Des pouvoirs de sanction

La version actuelle du projet de loi prévoit d’étendre les pouvoirs de la Cnil, lui permettant de mener des enquêtes. « Demain, la Cnil sera en mesure d’accéder à tout local professionnel servant à l’exploitation d’un fichier et aux matériels qu’il contient, sur autorisation judiciaire en cas d’opposition du propriétaire des lieux », explique le ministère de la Justice, rappelant que ce n’est pas le cas actuellement. Surtout, la Commission pourra engager des poursuites contre les organismes, publics ou privés, qui détiennent les fichiers. Grande révolution si elle est validée : la Cnil pourra infliger des sanctions, et même des amendes d’un montant pouvant aller jusque 150 000 euros (près de 984 000 francs), le double en cas de récidive. Interrogé par Le Monde Interactif à ce sujet, Michel Gentot souligne surtout l’importance de la diffusion de l’information. « Je crois que l’important est moins le pouvoir de condamner à payer une amende telle ou telle entreprise qui irait violer les lois de l’Internet, que de le faire savoir », estime-t-il. Le « faire savoir » sera en revanche le seul pouvoir de la Cnil si elle désapprouve la création de fichiers administratifs dits « de souveraineté » (concernant la sûreté de l’Etat, la Défense, la sécurité publique ou la répression pénale) ou de fichiers employant le numéro de sécurité sociale. Pour ces deux catégories, un décret ou un arrêté suffirait, même si la Cnil émet un avis négatif (l’avis sera tout de même publié en même temps que le décret autorisant le fichier). Auparavant, il était nécessaire d’obtenir l’aval à la fois du Conseil d’Etat et de la Commission.

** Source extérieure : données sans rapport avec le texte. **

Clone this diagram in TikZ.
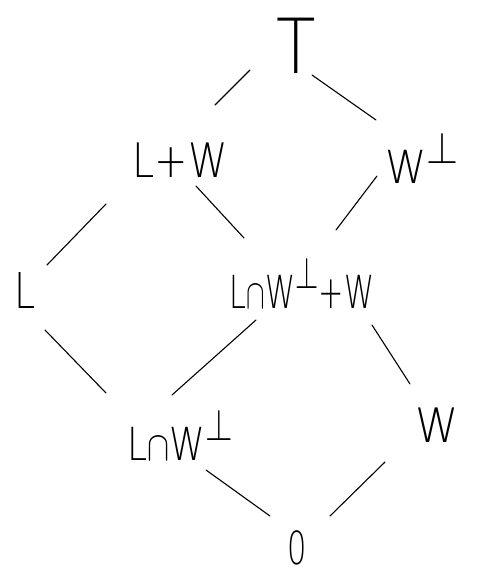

Le gouvernement justifie la mesure en mettant en avant la lourdeur de la procédure. Le fichier Stic (Sytème de traitement des infractions constatées) en est un excellent exemple : dénoncé à maintes reprises, primé lors des premiers Big Brother Awards français (voir édition du 18 décembre 2000), ce fichier de police a eu un parcours chaotique. Il « a connu de nombreuses vicissitudes », souligne le rapport annuel de la Cnil qui lui consacre un chapitre entier. Par contre, les particuliers pourront maintenant accéder à ces fichiers « intéressant la sûreté de l’Etat, la défense et la sécurité publique » par le biais de la Cnil « s’il est constaté que cette communication ne met pas en cause ces intérêts publics ».

Il reste que le texte n’est qu’un projet de loi qui va subir les navettes parlementaires. « Le projet sera soumis au Parlement avant la fin de l’année », précise le gouvernement, « le ministère de la Justice juge ‘difficile mais possible’ une adoption définitive avant la fin de la législature ». Rien n’est encore joué, patience.